(fn [ctx]
(let [response (:response ctx)]
;; return a response, explicitly associating
;; (or updating) the status, headers or body.
(update-in response […] …)
))
In resource interactions, a request is processed by a method, usually resulting in a response. The response contains a status code, headers and a body.
yada attempts to set the correct status code and headers according to the semantics of both the method and mime-type. It also coerces the result of a method into the response body if necessary.
Sometimes, however, the response returned by yada is not what you want. There are times that you want more fine-grained control, want to provide custom bodies for certain status codes (such as 404 errors), or want deviate from the HTTP standards entirely.
When you need complete control over the response you should return the request-context's response, modified if necessary. In which case yada will see that you want to be explicit and get out of your way.
(fn [ctx]
(let [response (:response ctx)]
;; return a response, explicitly associating
;; (or updating) the status, headers or body.
(update-in response […] …)
))
yada declares the responses that may normally be produced by a method. It adds these declarations to the resource-model when creating a resource prior to processing.
However, with explicit responses you may generate response codes that are unexpected by yada and which could be declared through the resource-model.

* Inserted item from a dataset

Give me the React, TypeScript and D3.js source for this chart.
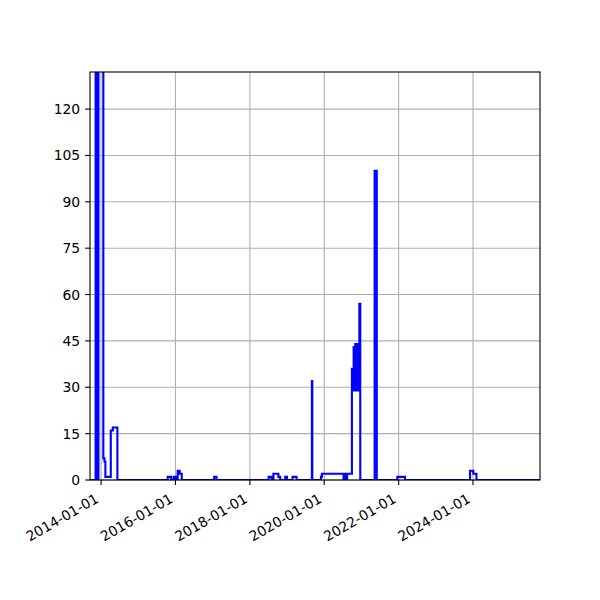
import * as d3 from "d3";

// step series (steps-post)
const dates = [
  "2013-09-01", "2013-11-08", "2013-11-23", "2013-12-06", "2014-01-23", "2014-02-03", "2014-02-12",
  "2014-04-06", "2014-04-26", "2014-06-10",
  "2015-10-17", "2015-11-20", "2015-12-15", "2016-01-04", "2016-01-23", "2016-02-12", "2016-03-03",
  "2017-01-15", "2017-02-07",
  "2018-07-04", "2018-08-02", "2018-08-20", "2018-10-08", "2018-10-26", "2018-12-14", "2018-12-31",
  "2019-02-24", "2019-04-05",
  "2019-09-02", "2019-09-06", "2019-11-30", "2019-12-09",
  "2020-07-09", "2020-07-16", "2020-07-23", "2020-07-30", "2020-08-06", "2020-08-13", "2020-08-21",
  "2020-09-29", "2020-10-04", "2020-10-08", "2020-10-12", "2020-10-16", "2020-10-20", "2020-10-24",
  "2020-10-28", "2020-11-01", "2020-11-05", "2020-11-09", "2020-11-13", "2020-11-17", "2020-11-21",
  "2020-11-25", "2020-11-29", "2020-12-03", "2020-12-07", "2020-12-11", "2020-12-20",
  "2021-05-10", "2021-05-31", "2021-12-19", "2022-03-04",
  "2023-12-03", "2024-01-04", "2024-02-04", "2025-11-30",
];
const values = [
  0, 300, 0, 300, 7, 6, 1,
  16, 17, 0,
  1, 0, 1, 0, 3, 2, 0,
  1, 0,
  1, 0, 2, 1, 0, 1, 0,
  1, 0,
  32, 0, 1, 2,
  0, 2, 0, 2, 0, 2, 2,
  36, 29, 36, 29, 43, 29, 43,
  30, 44, 29, 44, 29, 44, 30,
  44, 29, 43, 29, 57, 0,
  100, 0, 1, 0,
  3, 2, 0, 0,
];
const yTicks = [0, 15, 30, 45, 60, 75, 90, 105, 120];
const xTicks = ["2014-01-01", "2016-01-01", "2018-01-01", "2020-01-01", "2022-01-01", "2024-01-01"];

const width = 600;
const height = 600;
const left = 90;
const right = 540;
const top = 72;
const bottom = 480;
const font = "DejaVu Sans, sans-serif";
const fs = 13.9;

export default function App() {
  const parse = d3.utcParse("%Y-%m-%d");
  const data = dates.map((d, i) => ({ date: parse(d) as Date, value: values[i] }));

  const x = d3.scaleUtc()
    .domain([parse("2013-09-14") as Date, parse("2025-10-20") as Date])
    .range([left, right]);
  const y = d3.scaleLinear().domain([0, 132]).range([bottom, top]);

  const line = d3.line<{ date: Date; value: number }>()
    .x(d => x(d.date))
    .y(d => y(d.value))
    .curve(d3.curveStepAfter);

  return (
    <svg width={width} height={height} style={{ position: "absolute", left: 0, top: 0, background: "#fff" }}>
      <defs>
        <clipPath id="plot">
          <rect x={left} y={top} width={right - left} height={bottom - top} />
        </clipPath>
      </defs>
      {/* grid */}
      <g stroke="#b0b0b0" strokeWidth={1.1}>
        {yTicks.map(t => (
          <line key={t} x1={left} x2={right} y1={y(t)} y2={y(t)} />
        ))}
        {xTicks.map(t => (
          <line key={t} x1={x(parse(t) as Date)} x2={x(parse(t) as Date)} y1={top} y2={bottom} />
        ))}
      </g>
      {/* series */}
      <path d={line(data) ?? ""} fill="none" stroke="#0000ff" strokeWidth={2.1}
        strokeLinejoin="miter" clipPath="url(#plot)" />
      {/* spines */}
      <rect x={left} y={top} width={right - left} height={bottom - top} fill="none" stroke="#000" strokeWidth={1.1} />
      {/* y axis */}
      <g fontFamily={font} fontSize={fs}>
        {yTicks.map(t => (
          <g key={t}>
            <line x1={left - 4.9} x2={left} y1={y(t)} y2={y(t)} stroke="#000" strokeWidth={1.1} />
            <text x={left - 9.8} y={y(t)} textAnchor="end" dominantBaseline="central">{t}</text>
          </g>
        ))}
      </g>
      {/* x axis */}
      <g fontFamily={font} fontSize={fs}>
        {xTicks.map(t => {
          const px = x(parse(t) as Date);
          return (
            <g key={t}>
              <line x1={px} x2={px} y1={bottom} y2={bottom + 4.9} stroke="#000" strokeWidth={1.1} />
              <text transform={`translate(${px - 1.5},${501.5}) rotate(-30)`} textAnchor="end">{t}</text>
            </g>
          );
        })}
      </g>
    </svg>
  );
}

In these cases, you should declare the response codes in the :responses entry of the resource’s resource-model.
{:responses
{418 {:description "I'm a teapot"}}}
The keys in the :responses map can be integers, sets of integers, or
the wildcard: *
. Only sets are supported, so if you need to produce a
range of status codes, create a set programmatically:
{(set (concat (range 400 404) (range 405 500))}
{:description "All errors besides 404"
…
}}
Individual status codes take precedence over sets of status codes, which take precedence over wildcards. After that, the order in which keys are checked is undefined. If you are using sets, avoid declaring the same status code in multiple keys.

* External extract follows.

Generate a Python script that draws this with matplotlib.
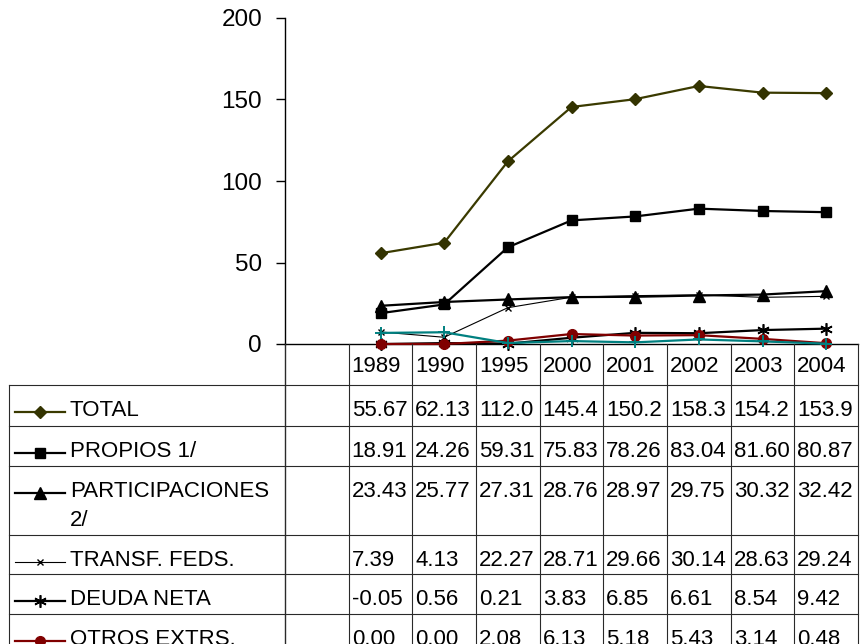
import matplotlib
matplotlib.use("Agg")
import matplotlib.pyplot as plt
from matplotlib.lines import Line2D

plt.rcParams["font.family"] = ["Liberation Sans", "DejaVu Sans"]

# ---- data -------------------------------------------------------------
years = ["1989", "1990", "1995", "2000", "2001", "2002", "2003", "2004"]

total = [55.67, 62.13, 112.0, 145.4, 150.2, 158.3, 154.2, 153.9]
propios = [18.91, 24.26, 59.31, 75.83, 78.26, 83.04, 81.60, 80.87]
participaciones = [23.43, 25.77, 27.31, 28.76, 28.97, 29.75, 30.32, 32.42]
transf_feds = [7.39, 4.13, 22.27, 28.71, 29.66, 30.14, 28.63, 29.24]
deuda_neta = [-0.05, 0.56, 0.21, 3.83, 6.85, 6.61, 8.54, 9.42]
otros_extrs = [0.00, 0.00, 2.08, 6.13, 5.18, 5.43, 3.14, 0.48]
otros = [6.8, 7.2, 0.6, 1.8, 1.0, 2.8, 1.6, 0.2]

labels = ["TOTAL", "PROPIOS 1/", "PARTICIPACIONES\n2/", "TRANSF. FEDS.",
          "DEUDA NETA", "OTROS EXTRS."]

yticks = [0, 50, 100, 150, 200]

# ---- styles -----------------------------------------------------------
asterisk = (6, 2, 0)
styles = [
    dict(color="#3a3a00", lw=1.6, marker="D", ms=6.2, mfc="#333300", mec="#333300"),
    dict(color="black", lw=1.6, marker="s", ms=7.0, mfc="black", mec="black"),
    dict(color="black", lw=1.6, marker="^", ms=8.0, mfc="black", mec="black"),
    dict(color="black", lw=0.8, marker="x", ms=5.0, mew=1.0, mec="black"),
    dict(color="black", lw=1.6, marker=asterisk, ms=9.0, mew=1.2, mec="black"),
    dict(color="#800000", lw=1.6, marker="o", ms=7.0, mfc="#800000", mec="#800000"),
]
teal_style = dict(color="#008080", lw=1.6, marker="+", ms=9.0, mew=1.4, mec="#008080")

series = [total, propios, participaciones, transf_feds, deuda_neta, otros_extrs]

FONT = 16
TICK_FONT = 17.5
W, H = 861, 644
fig = plt.figure(figsize=(W / 100, H / 100), dpi=100)

# chart area (pixel geometry of the plot)
x0, x1 = 285, 858
y_top, y_zero = 18, 344
ax = fig.add_axes([x0 / W, (H - y_zero) / H, (x1 - x0) / W, (y_zero - y_top) / H])
n_slots = len(years) + 1
xs = [i + 1.5 for i in range(len(years))]

for vals, st in zip(series, styles):
    ax.plot(xs, vals, clip_on=False, zorder=3, **st)
ax.plot(xs, otros, clip_on=False, zorder=3, **teal_style)

ax.set_xlim(0, n_slots)
ax.set_ylim(0, 200)
ax.set_yticks(yticks)
ax.set_yticklabels([str(t) for t in yticks], fontsize=TICK_FONT)
ax.set_xticks([])
ax.tick_params(axis="y", direction="out", length=6.5, width=1.0, pad=10)
for s in ("top", "right"):
    ax.spines[s].set_visible(False)
ax.spines["left"].set_linewidth(1.0)
ax.spines["bottom"].set_linewidth(1.0)
ax.patch.set_alpha(0)

# ---- data table drawn in pixel coordinates ---------------------------
tx = fig.add_axes([0, 0, 1, 1])
tx.set_xlim(0, W)
tx.set_ylim(H, 0)
tx.axis("off")

slot = (x1 - x0) / n_slots
col_edges = [x0 + slot * k for k in range(n_slots + 1)]
row_edges = [385, 426, 466, 535, 574, 614, 654]
left_edge = 9
gcol = "#2a2a2a"
glw = 0.8

for yv in row_edges:
    tx.plot([left_edge, x1], [yv, yv], color=gcol, lw=glw)
tx.plot([left_edge, left_edge], [row_edges[0], row_edges[-1]], color=gcol, lw=glw)
tx.plot([x0, x0], [y_zero, row_edges[-1]], color=gcol, lw=1.0)
for xe in col_edges[1:]:
    tx.plot([xe, xe], [y_zero, row_edges[-1]], color=gcol, lw=glw)

# header row with years
for k, yr in enumerate(years):
    tx.text(col_edges[k + 1] + 3, 372, yr, fontsize=FONT, va="baseline", ha="left")


def fmt(v):
    return f"{v:.1f}" if abs(v) >= 100 else f"{v:.2f}"


for r, (lab, vals, st) in enumerate(zip(labels, series, styles)):
    top = row_edges[r]
    base = top + 31
    # legend key
    key = Line2D([15, 65], [base - 4, base - 4],
                 **{k: v for k, v in st.items() if k not in ("marker",)})
    tx.add_line(key)
    tx.plot([40], [base - 4], linestyle="none", marker=st["marker"],
            ms=st.get("ms"), mfc=st.get("mfc", "none"), mec=st.get("mec"),
            mew=st.get("mew", 1.0))
    for i, line in enumerate(lab.split("\n")):
        tx.text(70, base + i * 29, line, fontsize=FONT, va="baseline", ha="left")
    for k, v in enumerate(vals):
        tx.text(col_edges[k + 1] + 3, base, fmt(v), fontsize=FONT,
                va="baseline", ha="left")

fig.savefig("out.png", dpi=100)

Usually yada will return the responses produced by methods, and create ones for errors that occur along the way.
Often it is useful to be able to control the response body, or even the complete response, for responses with certain status codes.
We can specify these controlled responses by specifying a response entry in the value corresponding to the status code.
A common example is providing a custom 404 page when a resource cannot be found, which may provide the user with details of why the resource couldn’t be found and perhaps what to do next.
Let’s see how this is done:
(require '[yada.yada :as yada])
{:properties {:exists? false}
:responses
{404 {:description "Not found"
:produces #{"text/html" "text/plain;q=0.9"}
:response (let [msg "Oh dear I couldn't find that"]
(fn [ctx]
(case (yada/content-type ctx)
"text/html" (html [:h2 msg])
(str msg \newline))))}}}
Note that the response definition can include a declaration of the representations that the response can produce.
If the response is caused by an error, the actual error is available in the context under :error.